Shechter II is the ‘young company’ of Hofesh Shechter Company, and their energy is incredible. Shechter has created an almost non-stop 55 minutes of dance for them – the central piece, Clowns, originally devised in 2016 and now topped and tailed by a substantial intro called The Entrance and a fun finale, named Exit.

Clowns itself works up to a longish sequence of curtain-call style moves, and that’s still there, creating its own wild audience applause – the master-manipulator has not lost his touch.

The eight dancers work together the whole time, and their accompaniment, most of the time, is a set of mesmerizingly iterated pounding rhythms – ‘tribal’, some would call it – four-to-a-bar in The Entrance and two in a bar for Clowns. Corelli’s Christmas Concerto gets a look-in, too, during The Entrance – though it uses only part of one movement, so why they credit the full track listing of their CD source, including the Pastorale which gives the concerto its nickname (but which we don’t hear), goodness knows.

At the start it seemed as if – given that it was Hallowe’en and you soon thought ‘Tis the season to be creepy’ – the dancers were showing us the undead walking abroad. Slowly and dimly lit, their ragged shapes took on unsmiling movement, menacingly so even when the steps were happy-happy skipping and folksy circles. Shechter’s invention includes repeated bits of choreography which he brings back and combines like leitmotifs, and one set that becomes more and more dominant in this work, from the opening to Exit, is of physical assaults and murderous mimed movements.

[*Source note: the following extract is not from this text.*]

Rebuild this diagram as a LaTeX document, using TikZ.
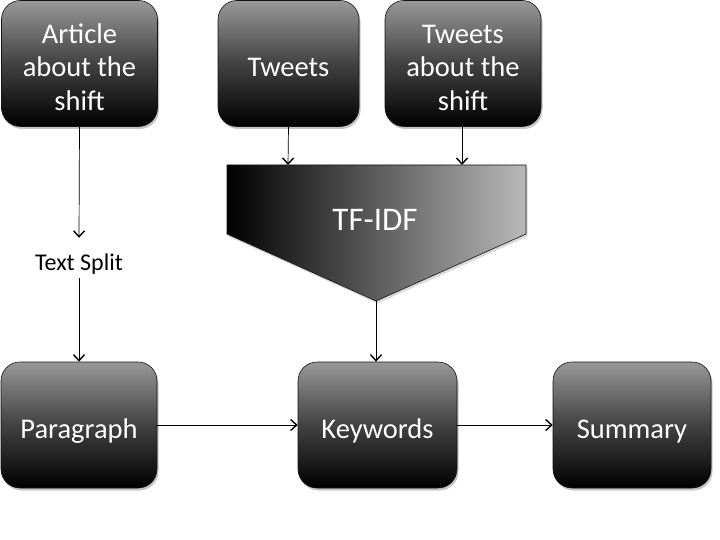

All just fake, of course. They’re clowns, doing it for fun, purely to entertain. Or are they? Maybe they’re like puppets dancing on someone else’s strings – the unremitting, stamina-sapping, continuous movement certainly gives that impression.

You make what you will of Hofesh Shechter’s work: his Manchester audience clearly loved it and you can only applaud the technical accomplishment of all concerned (the lighting design team of Lee Curran, Richard Godin and Alan Valentine have achieved amazing things) and the superb skills and dedication of his young dancers.